Soulages começou a pintar após a Segunda Guerra. A recusa da descrição tornou-se o centro desse início e provocou algumas decisões fundamentais, como a escolha de uma gama restrita de instrumentos ou de materiais específicos em um momento em que a paisagem artística francesa estava dominada pelas cores vivas da Escola de Paris.

De 1947 a 1956, realizou pinturas com resina de nozes e óleo, baseadas no contraste do pigmento escuro e do fundo claro. O tempo tornou-se fundamental em relação ao espaço e ficou clara a sua vontade de realizar obras que pudessem ser vistas "de uma só vez", longe de todo discurso ou anedota.

Em seguida, até o fim dos anos 1960, com os grandes formatos, recobriu as cores de negro, para fazê-las reaparecer, sob a matéria raspada em segmentos. Após 1979, começou a pintar com o único pigmento negro que transforma a superfície da tela em um refletor de luz.

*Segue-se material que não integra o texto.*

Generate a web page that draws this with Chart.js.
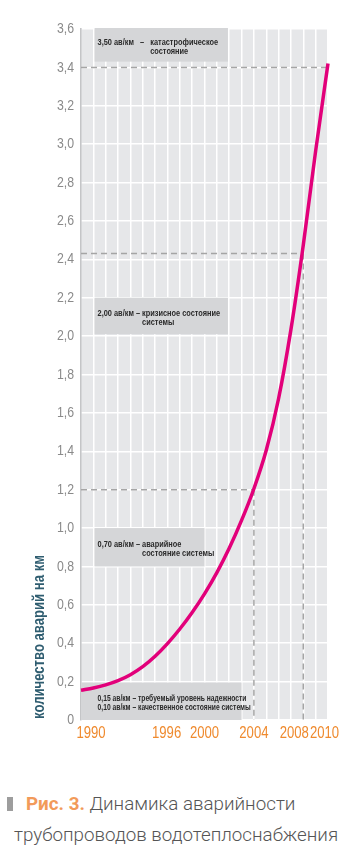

Da mesma forma como nos vitrais da abadia de Conques —nos quais o artista capta as cores da luz por meio de vidros opalescentes pesquisados durante 11 anos—, ele não teve outro recurso senão um único pigmento acromático. Ali, ele nos oferece uma visão especular, na qual adivinhamos e criamos a cor por meio de reflexos que não são parasitas, como nas telas habituais, mas constituem parte essencial da obra.

Assim, em 17 anos, Soulages realizou praticamente 400 pinturas "monopigmentárias". Nessas telas, ele propunha a reflexão, no sentido próprio, de uma questão fundamental e, portanto, inédita: como pintar o pintado?

A França está de luto, mas a arte também. O último dos grandes se foi.